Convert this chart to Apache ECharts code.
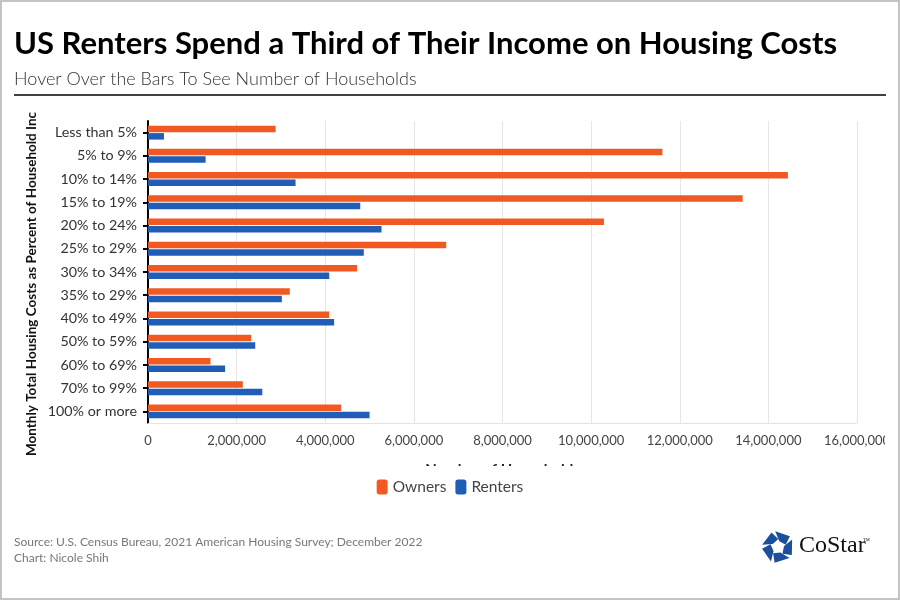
<!DOCTYPE html>
<html>
<head>
<meta charset="utf-8">
<script src="https://cdn.jsdelivr.net/npm/echarts@6/dist/echarts.min.js"></script>
<style>
html,body{margin:0;padding:0;background:#fff;}
#chart{width:900px;height:600px;}
</style>
</head>
<body>
<div id="chart"></div>
<script>
const categories = ['Less than 5%','5% to 9%','10% to 14%','15% to 19%','20% to 24%','25% to 29%','30% to 34%','35% to 29%','40% to 49%','50% to 59%','60% to 69%','70% to 99%','100% or more'];
const owners = [2880000, 11610000, 14440000, 13420000, 10290000, 6730000, 4720000, 3200000, 4090000, 2330000, 1410000, 2140000, 4360000];
const renters = [360000, 1300000, 3330000, 4790000, 5270000, 4870000, 4090000, 3020000, 4200000, 2420000, 1740000, 2580000, 5000000];
const seriesNames = ['Owners', 'Renters'];
const xTicks = { min: 0, max: 16000000, interval: 2000000 };

const FONT = 'Lato';
const ORANGE = '#F05A22';
const BLUE = '#1F5DB6';

function fmt(v){ return v.toString().replace(/\B(?=(\d{3})+(?!\d))/g, ','); }

// CoStar logo pieces (decoration)
function logoPieces(cx, cy){
  const pieces = [];
  const R = 16;
  for (let k = 0; k < 5; k++) {
    const a0 = (-100 + k * 72) * Math.PI / 180;
    const a1 = a0 + 58 * Math.PI / 180;
    const b0 = a0 + 22 * Math.PI / 180;
    const b1 = a0 + 84 * Math.PI / 180;
    pieces.push({
      type: 'polygon', z: 50,
      shape: { points: [
        [cx + R * Math.cos(a0), cy + R * Math.sin(a0)],
        [cx + R * Math.cos(a1), cy + R * Math.sin(a1)],
        [cx + 8 * Math.cos(b1), cy + 8 * Math.sin(b1)],
        [cx + 6 * Math.cos(b0), cy + 6 * Math.sin(b0)]
      ]},
      style: { fill: '#1B4F9C' }
    });
  }
  return pieces;
}

const chart = echarts.init(document.getElementById('chart'), null, { renderer: 'canvas' });
chart.setOption({
  animation: false,
  textStyle: { fontFamily: FONT },
  grid: { left: 148, right: 43, top: 121, bottom: 177, containLabel: false },
  legend: {
    data: seriesNames,
    left: 'center', top: 474,
    itemWidth: 11, itemHeight: 15, itemGap: 9,
    icon: 'roundRect',
    z: 60,
    textStyle: { fontFamily: FONT, fontSize: 15.5, color: '#444' }
  },
  xAxis: {
    type: 'value',
    min: xTicks.min, max: xTicks.max, interval: xTicks.interval,
    name: 'Number of Households',
    nameLocation: 'middle', nameGap: 40,
    nameTextStyle: { fontFamily: FONT, fontSize: 15, fontWeight: 'bold', color: '#222' },
    axisLine: { show: true, lineStyle: { color: '#e3e3e3', width: 1 } },
    axisTick: { show: false },
    axisLabel: { formatter: fmt, fontSize: 13, color: '#444', margin: 11, fontFamily: FONT },
    splitLine: { show: true, lineStyle: { color: '#e6e6e6', width: 1 } }
  },
  yAxis: {
    type: 'category',
    data: categories,
    inverse: true,
    axisLine: { show: true, lineStyle: { color: '#000', width: 2 } },
    axisTick: { show: true, alignWithLabel: true, length: 5, lineStyle: { color: '#000', width: 2 } },
    axisLabel: { fontSize: 14.3, color: '#333', margin: 11, fontFamily: FONT },
    splitLine: { show: false }
  },
  series: [
    { name: seriesNames[0], type: 'bar', data: owners, barWidth: 6.5, barGap: '15%', itemStyle: { color: ORANGE } },
    { name: seriesNames[1], type: 'bar', data: renters, barWidth: 6.5, barGap: '15%', itemStyle: { color: BLUE } }
  ],
  graphic: [
    { type: 'rect', z: 100, silent: true, shape: { x: 1, y: 1, width: 898, height: 598 }, style: { fill: 'none', stroke: '#c4c4c4', lineWidth: 2 } },
    { type: 'text', z: 50, left: 14, top: 28, style: { text: 'US Renters Spend a Third of Their Income on Housing Costs', font: 'bold 31px ' + FONT, fill: '#000' } },
    { type: 'text', z: 50, left: 14, top: 70, style: { text: 'Hover Over the Bars To See Number of Households', font: '300 18px ' + FONT, fill: '#333' } },
    { type: 'line', z: 50, shape: { x1: 14, y1: 95, x2: 886, y2: 95 }, style: { stroke: '#000', lineWidth: 1.5 } },
    { type: 'text', z: 50, x: 32, y: 284, rotation: Math.PI / 2, style: { text: 'Monthly Total Housing Costs as Percent of Household Inc', font: 'bold 13.5px ' + FONT, fill: '#111', align: 'center', verticalAlign: 'middle' } },
    { type: 'rect', z: 40, silent: true, shape: { x: 330, y: 466, width: 340, height: 32 }, style: { fill: '#fff' } },
    { type: 'rect', z: 40, silent: true, shape: { x: 885, y: 426, width: 13, height: 25 }, style: { fill: '#fff' } },
    { type: 'text', z: 50, left: 14, top: 536, style: { text: 'Source: U.S. Census Bureau, 2021 American Housing Survey; December 2022', font: '12px ' + FONT, fill: '#777' } },
    { type: 'text', z: 50, left: 14, top: 552, style: { text: 'Chart: Nicole Shih', font: '12px ' + FONT, fill: '#777' } },
    ...logoPieces(778, 547),
    { type: 'text', z: 50, left: 799, top: 534, style: { text: 'CoStar', font: '24px "Liberation Serif"', fill: '#111' } },
    { type: 'text', z: 50, left: 863, top: 538, style: { text: '\u2122', font: '7px "Liberation Serif"', fill: '#111' } }
  ]
});
</script>
</body>
</html>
####
_What the task asks:_ Reproduce all of the data exactly; the pictures do not belong in the copy.

_Result:_
Convert this chart to Apache ECharts code.
<!DOCTYPE html>
<html>
<head>
<meta charset="utf-8">
<script src="https://cdn.jsdelivr.net/npm/echarts@6/dist/echarts.min.js"></script>
<style>
html,body{margin:0;padding:0;background:#fff;}
#chart{width:900px;height:600px;}
</style>
</head>
<body>
<div id="chart"></div>
<script>
const categories = ['Less than 5%','5% to 9%','10% to 14%','15% to 19%','20% to 24%','25% to 29%','30% to 34%','35% to 29%','40% to 49%','50% to 59%','60% to 69%','70% to 99%','100% or more'];
const owners = [2880000, 11610000, 14440000, 13420000, 10290000, 6730000, 4720000, 3200000, 4090000, 2330000, 1410000, 2140000, 4360000];
const renters = [360000, 1300000, 3330000, 4790000, 5270000, 4870000, 4090000, 3020000, 4200000, 2420000, 1740000, 2580000, 5000000];
const seriesNames = ['Owners', 'Renters'];
const xTicks = { min: 0, max: 16000000, interval: 2000000 };

const FONT = 'Lato';
const ORANGE = '#F05A22';
const BLUE = '#1F5DB6';

function fmt(v){ return v.toString().replace(/\B(?=(\d{3})+(?!\d))/g, ','); }

// CoStar logo pieces (decoration)
function logoPieces(cx, cy){
  const pieces = [];
  const R = 16;
  for (let k = 0; k < 5; k++) {
    const a0 = (-100 + k * 72) * Math.PI / 180;
    const a1 = a0 + 58 * Math.PI / 180;
    const b0 = a0 + 22 * Math.PI / 180;
    const b1 = a0 + 84 * Math.PI / 180;
    pieces.push({
      type: 'polygon', z: 50,
      shape: { points: [
        [cx + R * Math.cos(a0), cy + R * Math.sin(a0)],
        [cx + R * Math.cos(a1), cy + R * Math.sin(a1)],
        [cx + 8 * Math.cos(b1), cy + 8 * Math.sin(b1)],
        [cx + 6 * Math.cos(b0), cy + 6 * Math.sin(b0)]
      ]},
      style: { fill: '#1B4F9C' }
    });
  }
  return pieces;
}

const chart = echarts.init(document.getElementById('chart'), null, { renderer: 'canvas' });
chart.setOption({
  animation: false,
  textStyle: { fontFamily: FONT },
  grid: { left: 148, right: 43, top: 121, bottom: 177, containLabel: false },
  legend: {
    data: seriesNames,
    left: 'center', top: 474,
    itemWidth: 11, itemHeight: 15, itemGap: 9,
    icon: 'roundRect',
    z: 60,
    textStyle: { fontFamily: FONT, fontSize: 15.5, color: '#444' }
  },
  xAxis: {
    type: 'value',
    min: xTicks.min, max: xTicks.max, interval: xTicks.interval,
    name: 'Number of Households',
    nameLocation: 'middle', nameGap: 40,
    nameTextStyle: { fontFamily: FONT, fontSize: 15, fontWeight: 'bold', color: '#222' },
    axisLine: { show: true, lineStyle: { color: '#e3e3e3', width: 1 } },
    axisTick: { show: false },
    axisLabel: { formatter: fmt, fontSize: 13, color: '#444', margin: 11, fontFamily: FONT },
    splitLine: { show: true, lineStyle: { color: '#e6e6e6', width: 1 } }
  },
  yAxis: {
    type: 'category',
    data: categories,
    inverse: true,
    axisLine: { show: true, lineStyle: { color: '#000', width: 2 } },
    axisTick: { show: true, alignWithLabel: true, length: 5, lineStyle: { color: '#000', width: 2 } },
    axisLabel: { fontSize: 14.3, color: '#333', margin: 11, fontFamily: FONT },
    splitLine: { show: false }
  },
  series: [
    { name: seriesNames[0], type: 'bar', data: owners, barWidth: 6.5, barGap: '15%', itemStyle: { color: ORANGE } },
    { name: seriesNames[1], type: 'bar', data: renters, barWidth: 6.5, barGap: '15%', itemStyle: { color: BLUE } }
  ],
  graphic: [
    { type: 'rect', z: 100, silent: true, shape: { x: 1, y: 1, width: 898, height: 598 }, style: { fill: 'none', stroke: '#c4c4c4', lineWidth: 2 } },
    { type: 'text', z: 50, left: 14, top: 28, style: { text: 'US Renters Spend a Third of Their Income on Housing Costs', font: 'bold 31px ' + FONT, fill: '#000' } },
    { type: 'text', z: 50, left: 14, top: 70, style: { text: 'Hover Over the Bars To See Number of Households', font: '300 18px ' + FONT, fill: '#333' } },
    { type: 'line', z: 50, shape: { x1: 14, y1: 95, x2: 886, y2: 95 }, style: { stroke: '#000', lineWidth: 1.5 } },
    { type: 'text', z: 50, x: 32, y: 284, rotation: Math.PI / 2, style: { text: 'Monthly Total Housing Costs as Percent of Household Inc', font: 'bold 13.5px ' + FONT, fill: '#111', align: 'center', verticalAlign: 'middle' } },
    { type: 'rect', z: 40, silent: true, shape: { x: 330, y: 466, width: 340, height: 32 }, style: { fill: '#fff' } },
    { type: 'rect', z: 40, silent: true, shape: { x: 885, y: 426, width: 13, height: 25 }, style: { fill: '#fff' } },
    { type: 'text', z: 50, left: 14, top: 536, style: { text: 'Source: U.S. Census Bureau, 2021 American Housing Survey; December 2022', font: '12px ' + FONT, fill: '#777' } },
    { type: 'text', z: 50, left: 14, top: 552, style: { text: 'Chart: Nicole Shih', font: '12px ' + FONT, fill: '#777' } },
    ...logoPieces(778, 547),
    { type: 'text', z: 50, left: 799, top: 534, style: { text: 'CoStar', font: '24px "Liberation Serif"', fill: '#111' } },
    { type: 'text', z: 50, left: 863, top: 538, style: { text: '\u2122', font: '7px "Liberation Serif"', fill: '#111' } }
  ]
});
</script>
</body>
</html>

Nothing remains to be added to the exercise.